» WHAT YOU ARE ASKED TO DO
Can you copy out the data exactly? Leave the images out.

» INFORMATION SHOWN

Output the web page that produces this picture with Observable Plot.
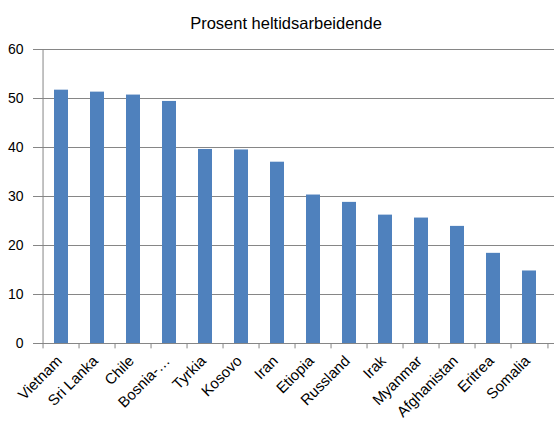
<!DOCTYPE html>
<html><head><meta charset="utf-8">
<script src="https://cdn.jsdelivr.net/npm/d3@7"></script>
<script src="https://cdn.jsdelivr.net/npm/@observablehq/plot@0.6"></script>
<style>
body{margin:0;background:#fff;font-family:"Liberation Sans",Arial,sans-serif;}
#title{height:40px;width:560px;text-align:center;font-size:16.5px;line-height:46px;padding-left:12px;box-sizing:border-box;color:#000;}
</style></head>
<body>
<div id="title">Prosent heltidsarbeidende</div>
<div id="chart"></div>
<script>
const countries = ["Vietnam","Sri Lanka","Chile","Bosnia-…","Tyrkia","Kosovo","Iran","Etiopia","Russland","Irak","Myanmar","Afghanistan","Eritrea","Somalia"];
const values = [51.7,51.3,50.7,49.4,39.6,39.5,37.0,30.3,28.8,26.2,25.6,23.9,18.4,14.8];
const yTicks = [0,10,20,30,40,50,60];

const data = countries.map((c,i)=>({country:c,value:values[i]}));
const W=560, H=400, mL=37, mR=6;
const step=(W-mL-mR)/countries.length;
const grey="#868686";

const chart = Plot.plot({
  width:W, height:H,
  marginTop:9, marginBottom:97, marginLeft:mL, marginRight:mR,
  style:{fontFamily:"'Liberation Sans',Arial,sans-serif", fontSize:"14px", color:"#000", background:"#fff"},
  x:{domain:countries, paddingInner:0.6, paddingOuter:0.3, label:null},
  y:{domain:[0,60], label:null},
  marks:[
    Plot.ruleY(yTicks,{stroke:grey, strokeWidth:1}),
    Plot.barY(data,{x:"country", y:"value", fill:"#4F81BD"}),
    Plot.ruleX(countries,{x:d=>d, dx:-step/2, y1:0, y2:-1.1, stroke:grey}),
    Plot.ruleX([countries[countries.length-1]],{x:d=>d, dx:step/2, y1:0, y2:-1.1, stroke:grey}),
    Plot.ruleX([countries[0]],{x:d=>d, dx:-step/2, y1:0, y2:60, stroke:grey}),
    Plot.axisY({ticks:yTicks, tickSize:4, tickPadding:10, stroke:grey, fontSize:14, fill:"#000"}),
    Plot.axisX({tickSize:0, tickRotate:-45, tickPadding:9, dx:-2, dy:6, fontSize:15, fill:"#000"})
  ]
});
document.getElementById("chart").appendChild(chart);
</script>
</body></html>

» WORKED SOLUTION
Output the web page that produces this picture with Observable Plot.
<!DOCTYPE html>
<html><head><meta charset="utf-8">
<script src="https://cdn.jsdelivr.net/npm/d3@7"></script>
<script src="https://cdn.jsdelivr.net/npm/@observablehq/plot@0.6"></script>
<style>
body{margin:0;background:#fff;font-family:"Liberation Sans",Arial,sans-serif;}
#title{height:40px;width:560px;text-align:center;font-size:16.5px;line-height:46px;padding-left:12px;box-sizing:border-box;color:#000;}
</style></head>
<body>
<div id="title">Prosent heltidsarbeidende</div>
<div id="chart"></div>
<script>
const countries = ["Vietnam","Sri Lanka","Chile","Bosnia-…","Tyrkia","Kosovo","Iran","Etiopia","Russland","Irak","Myanmar","Afghanistan","Eritrea","Somalia"];
const values = [51.7,51.3,50.7,49.4,39.6,39.5,37.0,30.3,28.8,26.2,25.6,23.9,18.4,14.8];
const yTicks = [0,10,20,30,40,50,60];

const data = countries.map((c,i)=>({country:c,value:values[i]}));
const W=560, H=400, mL=37, mR=6;
const step=(W-mL-mR)/countries.length;
const grey="#868686";

const chart = Plot.plot({
  width:W, height:H,
  marginTop:9, marginBottom:97, marginLeft:mL, marginRight:mR,
  style:{fontFamily:"'Liberation Sans',Arial,sans-serif", fontSize:"14px", color:"#000", background:"#fff"},
  x:{domain:countries, paddingInner:0.6, paddingOuter:0.3, label:null},
  y:{domain:[0,60], label:null},
  marks:[
    Plot.ruleY(yTicks,{stroke:grey, strokeWidth:1}),
    Plot.barY(data,{x:"country", y:"value", fill:"#4F81BD"}),
    Plot.ruleX(countries,{x:d=>d, dx:-step/2, y1:0, y2:-1.1, stroke:grey}),
    Plot.ruleX([countries[countries.length-1]],{x:d=>d, dx:step/2, y1:0, y2:-1.1, stroke:grey}),
    Plot.ruleX([countries[0]],{x:d=>d, dx:-step/2, y1:0, y2:60, stroke:grey}),
    Plot.axisY({ticks:yTicks, tickSize:4, tickPadding:10, stroke:grey, fontSize:14, fill:"#000"}),
    Plot.axisX({tickSize:0, tickRotate:-45, tickPadding:9, dx:-2, dy:6, fontSize:15, fill:"#000"})
  ]
});
document.getElementById("chart").appendChild(chart);
</script>
</body></html>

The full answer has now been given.